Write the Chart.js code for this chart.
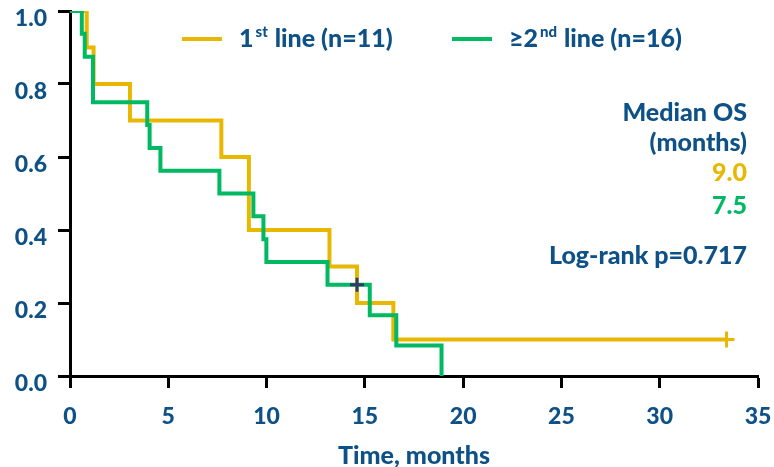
<!DOCTYPE html>
<html>
<head>
<meta charset="utf-8">
<script src="https://cdn.jsdelivr.net/npm/chart.js@4"></script>
<style>
  html, body { margin: 0; padding: 0; background: #ffffff; }
  #wrap { width: 774px; height: 467px; position: relative; }
</style>
</head>
<body>
<div id="wrap"><canvas id="c" width="774" height="467"></canvas></div>
<script>
// ---- Data ----
const firstTimes = [0, 0.85, 1.2, 3.05, 7.7, 9.1, 13.2, 14.6, 16.45, 33.4];
const firstSurv  = [1.0, 0.9, 0.8, 0.7, 0.6, 0.4, 0.3, 0.2, 0.1, 0.1];
const firstCensorTimes = [33.4];
const firstCensorSurv  = [0.1];

const secondTimes = [0, 0.6, 0.75, 1.17, 3.93, 4.05, 4.6, 7.6, 9.33, 9.84, 9.99, 13.1, 14.6, 15.25, 16.6, 18.9];
const secondSurv  = [1.0, 0.9375, 0.875, 0.75, 0.6875, 0.625, 0.5625, 0.5, 0.4375, 0.375, 0.3125, 0.25, 0.25, 0.1667, 0.0833, 0.0];
const secondCensorTimes = [14.6];
const secondCensorSurv  = [0.25];

const xTicks = [0, 5, 10, 15, 20, 25, 30, 35];
const yTicks = [0.0, 0.2, 0.4, 0.6, 0.8, 1.0];

const seriesNames = ['1st line (n=11)', '\u22652nd line (n=16)'];
const medianLabel = ['Median OS', '(months)'];
const medianValues = ['9.0', '7.5'];
const logRankText = 'Log-rank p=0.717';
const xTitle = 'Time, months';

// ---- Styles ----
const NAVY = '#0d5187';
const YELLOW = '#E8B800';
const GREEN = '#00B962';
const CENSOR_NAVY = '#2d3d6a';
const FONT = 'Lato, "Open Sans", sans-serif';
const W = '900';

function pts(xs, ys) { return xs.map((x, i) => ({ x: x, y: ys[i] })); }

const overlay = {
  id: 'overlay',
  afterDraw(chart) {
    const ctx = chart.ctx;
    ctx.save();
    ctx.textBaseline = 'middle';
    // Legend
    const legendY = 39;
    function legendItem(x0, color, parts) {
      ctx.strokeStyle = color;
      ctx.lineWidth = 4;
      ctx.beginPath();
      ctx.moveTo(x0, legendY);
      ctx.lineTo(x0 + 40, legendY);
      ctx.stroke();
      let x = x0 + 57;
      ctx.fillStyle = NAVY;
      ctx.textAlign = 'left';
      for (const p of parts) {
        if (p.sup) {
          ctx.font = W + ' 15px ' + FONT;
          ctx.fillText(p.t, x + 2, legendY - 7);
          x += ctx.measureText(p.t).width + 3;
        } else {
          ctx.font = W + ' 25px ' + FONT;
          ctx.fillText(p.t, x, legendY);
          x += ctx.measureText(p.t).width;
        }
      }
    }
    legendItem(182, YELLOW, [{ t: '1' }, { t: 'st', sup: true }, { t: ' line (n=11)' }]);
    legendItem(452, GREEN, [{ t: '\u22652' }, { t: 'nd', sup: true }, { t: ' line (n=16)' }]);

    // Annotation
    ctx.textAlign = 'right';
    ctx.font = W + ' 25px ' + FONT;
    const rx = 747;
    ctx.fillStyle = NAVY;
    ctx.fillText(medianLabel[0], rx, 113);
    ctx.fillText(medianLabel[1], rx, 143);
    ctx.fillStyle = YELLOW;
    ctx.fillText(medianValues[0], rx, 173);
    ctx.fillStyle = GREEN;
    ctx.fillText(medianValues[1], rx, 206);
    ctx.fillStyle = NAVY;
    ctx.fillText(logRankText, rx, 256);
    ctx.restore();
  }
};

const ctx = document.getElementById('c').getContext('2d');
new Chart(ctx, {
  type: 'line',
  data: {
    datasets: [
      {
        label: seriesNames[1],
        data: pts(secondTimes, secondSurv),
        borderColor: GREEN,
        borderWidth: 4,
        stepped: 'before',
        pointRadius: 0,
        fill: false,
        order: 2
      },
      {
        label: seriesNames[0],
        data: pts(firstTimes, firstSurv),
        borderColor: YELLOW,
        borderWidth: 4,
        stepped: 'before',
        pointRadius: 0,
        fill: false,
        order: 3
      },
      {
        label: 'censor1',
        data: pts(firstCensorTimes, firstCensorSurv),
        showLine: false,
        pointStyle: 'cross',
        pointRadius: 8,
        pointBorderWidth: 3,
        borderColor: YELLOW,
        backgroundColor: YELLOW,
        order: 1
      },
      {
        label: 'censor2',
        data: pts(secondCensorTimes, secondCensorSurv),
        showLine: false,
        pointStyle: 'cross',
        pointRadius: 7,
        pointBorderWidth: 3,
        borderColor: CENSOR_NAVY,
        backgroundColor: CENSOR_NAVY,
        order: 0
      }
    ]
  },
  options: {
    responsive: false,
    animation: false,
    layout: { padding: { left: 0, right: 16, top: 6, bottom: 0 } },
    plugins: {
      legend: { display: false },
      tooltip: { enabled: false }
    },
    scales: {
      x: {
        type: 'linear',
        min: 0,
        max: 35,
        afterBuildTicks(scale) { scale.ticks = xTicks.map(v => ({ value: v })); },
        afterFit(scale) {
          scale.height = 91;
          scale.paddingLeft = 0; scale.paddingRight = 0;
        },
        border: { display: true, color: '#000', width: 3 },
        grid: { display: true, drawOnChartArea: false, drawTicks: true, tickLength: 12, tickWidth: 3, tickColor: '#000' },
        ticks: {
          color: NAVY,
          font: { family: FONT, weight: W, size: 23 },
          padding: 15,
          maxRotation: 0,
          callback: v => String(v)
        },
        title: {
          display: true,
          text: xTitle,
          color: NAVY,
          font: { family: FONT, weight: W, size: 25 },
          padding: { top: 10, bottom: -4 }
        }
      },
      y: {
        type: 'linear',
        min: 0,
        max: 1,
        afterBuildTicks(scale) { scale.ticks = yTicks.map(v => ({ value: v })); },
        afterFit(scale) {
          scale.width = 70;
          scale.paddingTop = 0; scale.paddingBottom = 0;
        },
        border: { display: true, color: '#000', width: 3 },
        grid: { display: true, drawOnChartArea: false, drawTicks: true, tickLength: 12, tickWidth: 3, tickColor: '#000' },
        ticks: {
          color: NAVY,
          font: { family: FONT, weight: W, size: 23 },
          padding: 11,
          labelOffset: 8,
          callback: v => Number(v).toFixed(1)
        }
      }
    }
  },
  plugins: [overlay]
});
</script>
</body>
</html>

+ + + +

» EXERCISE OBJECTIVE:
Repeat the full listing above exactly, with no pictures in the copy.

» EXERCISE RESULT:
Write the Chart.js code for this chart.
<!DOCTYPE html>
<html>
<head>
<meta charset="utf-8">
<script src="https://cdn.jsdelivr.net/npm/chart.js@4"></script>
<style>
  html, body { margin: 0; padding: 0; background: #ffffff; }
  #wrap { width: 774px; height: 467px; position: relative; }
</style>
</head>
<body>
<div id="wrap"><canvas id="c" width="774" height="467"></canvas></div>
<script>
// ---- Data ----
const firstTimes = [0, 0.85, 1.2, 3.05, 7.7, 9.1, 13.2, 14.6, 16.45, 33.4];
const firstSurv  = [1.0, 0.9, 0.8, 0.7, 0.6, 0.4, 0.3, 0.2, 0.1, 0.1];
const firstCensorTimes = [33.4];
const firstCensorSurv  = [0.1];

const secondTimes = [0, 0.6, 0.75, 1.17, 3.93, 4.05, 4.6, 7.6, 9.33, 9.84, 9.99, 13.1, 14.6, 15.25, 16.6, 18.9];
const secondSurv  = [1.0, 0.9375, 0.875, 0.75, 0.6875, 0.625, 0.5625, 0.5, 0.4375, 0.375, 0.3125, 0.25, 0.25, 0.1667, 0.0833, 0.0];
const secondCensorTimes = [14.6];
const secondCensorSurv  = [0.25];

const xTicks = [0, 5, 10, 15, 20, 25, 30, 35];
const yTicks = [0.0, 0.2, 0.4, 0.6, 0.8, 1.0];

const seriesNames = ['1st line (n=11)', '\u22652nd line (n=16)'];
const medianLabel = ['Median OS', '(months)'];
const medianValues = ['9.0', '7.5'];
const logRankText = 'Log-rank p=0.717';
const xTitle = 'Time, months';

// ---- Styles ----
const NAVY = '#0d5187';
const YELLOW = '#E8B800';
const GREEN = '#00B962';
const CENSOR_NAVY = '#2d3d6a';
const FONT = 'Lato, "Open Sans", sans-serif';
const W = '900';

function pts(xs, ys) { return xs.map((x, i) => ({ x: x, y: ys[i] })); }

const overlay = {
  id: 'overlay',
  afterDraw(chart) {
    const ctx = chart.ctx;
    ctx.save();
    ctx.textBaseline = 'middle';
    // Legend
    const legendY = 39;
    function legendItem(x0, color, parts) {
      ctx.strokeStyle = color;
      ctx.lineWidth = 4;
      ctx.beginPath();
      ctx.moveTo(x0, legendY);
      ctx.lineTo(x0 + 40, legendY);
      ctx.stroke();
      let x = x0 + 57;
      ctx.fillStyle = NAVY;
      ctx.textAlign = 'left';
      for (const p of parts) {
        if (p.sup) {
          ctx.font = W + ' 15px ' + FONT;
          ctx.fillText(p.t, x + 2, legendY - 7);
          x += ctx.measureText(p.t).width + 3;
        } else {
          ctx.font = W + ' 25px ' + FONT;
          ctx.fillText(p.t, x, legendY);
          x += ctx.measureText(p.t).width;
        }
      }
    }
    legendItem(182, YELLOW, [{ t: '1' }, { t: 'st', sup: true }, { t: ' line (n=11)' }]);
    legendItem(452, GREEN, [{ t: '\u22652' }, { t: 'nd', sup: true }, { t: ' line (n=16)' }]);

    // Annotation
    ctx.textAlign = 'right';
    ctx.font = W + ' 25px ' + FONT;
    const rx = 747;
    ctx.fillStyle = NAVY;
    ctx.fillText(medianLabel[0], rx, 113);
    ctx.fillText(medianLabel[1], rx, 143);
    ctx.fillStyle = YELLOW;
    ctx.fillText(medianValues[0], rx, 173);
    ctx.fillStyle = GREEN;
    ctx.fillText(medianValues[1], rx, 206);
    ctx.fillStyle = NAVY;
    ctx.fillText(logRankText, rx, 256);
    ctx.restore();
  }
};

const ctx = document.getElementById('c').getContext('2d');
new Chart(ctx, {
  type: 'line',
  data: {
    datasets: [
      {
        label: seriesNames[1],
        data: pts(secondTimes, secondSurv),
        borderColor: GREEN,
        borderWidth: 4,
        stepped: 'before',
        pointRadius: 0,
        fill: false,
        order: 2
      },
      {
        label: seriesNames[0],
        data: pts(firstTimes, firstSurv),
        borderColor: YELLOW,
        borderWidth: 4,
        stepped: 'before',
        pointRadius: 0,
        fill: false,
        order: 3
      },
      {
        label: 'censor1',
        data: pts(firstCensorTimes, firstCensorSurv),
        showLine: false,
        pointStyle: 'cross',
        pointRadius: 8,
        pointBorderWidth: 3,
        borderColor: YELLOW,
        backgroundColor: YELLOW,
        order: 1
      },
      {
        label: 'censor2',
        data: pts(secondCensorTimes, secondCensorSurv),
        showLine: false,
        pointStyle: 'cross',
        pointRadius: 7,
        pointBorderWidth: 3,
        borderColor: CENSOR_NAVY,
        backgroundColor: CENSOR_NAVY,
        order: 0
      }
    ]
  },
  options: {
    responsive: false,
    animation: false,
    layout: { padding: { left: 0, right: 16, top: 6, bottom: 0 } },
    plugins: {
      legend: { display: false },
      tooltip: { enabled: false }
    },
    scales: {
      x: {
        type: 'linear',
        min: 0,
        max: 35,
        afterBuildTicks(scale) { scale.ticks = xTicks.map(v => ({ value: v })); },
        afterFit(scale) {
          scale.height = 91;
          scale.paddingLeft = 0; scale.paddingRight = 0;
        },
        border: { display: true, color: '#000', width: 3 },
        grid: { display: true, drawOnChartArea: false, drawTicks: true, tickLength: 12, tickWidth: 3, tickColor: '#000' },
        ticks: {
          color: NAVY,
          font: { family: FONT, weight: W, size: 23 },
          padding: 15,
          maxRotation: 0,
          callback: v => String(v)
        },
        title: {
          display: true,
          text: xTitle,
          color: NAVY,
          font: { family: FONT, weight: W, size: 25 },
          padding: { top: 10, bottom: -4 }
        }
      },
      y: {
        type: 'linear',
        min: 0,
        max: 1,
        afterBuildTicks(scale) { scale.ticks = yTicks.map(v => ({ value: v })); },
        afterFit(scale) {
          scale.width = 70;
          scale.paddingTop = 0; scale.paddingBottom = 0;
        },
        border: { display: true, color: '#000', width: 3 },
        grid: { display: true, drawOnChartArea: false, drawTicks: true, tickLength: 12, tickWidth: 3, tickColor: '#000' },
        ticks: {
          color: NAVY,
          font: { family: FONT, weight: W, size: 23 },
          padding: 11,
          labelOffset: 8,
          callback: v => Number(v).toFixed(1)
        }
      }
    }
  },
  plugins: [overlay]
});
</script>
</body>
</html>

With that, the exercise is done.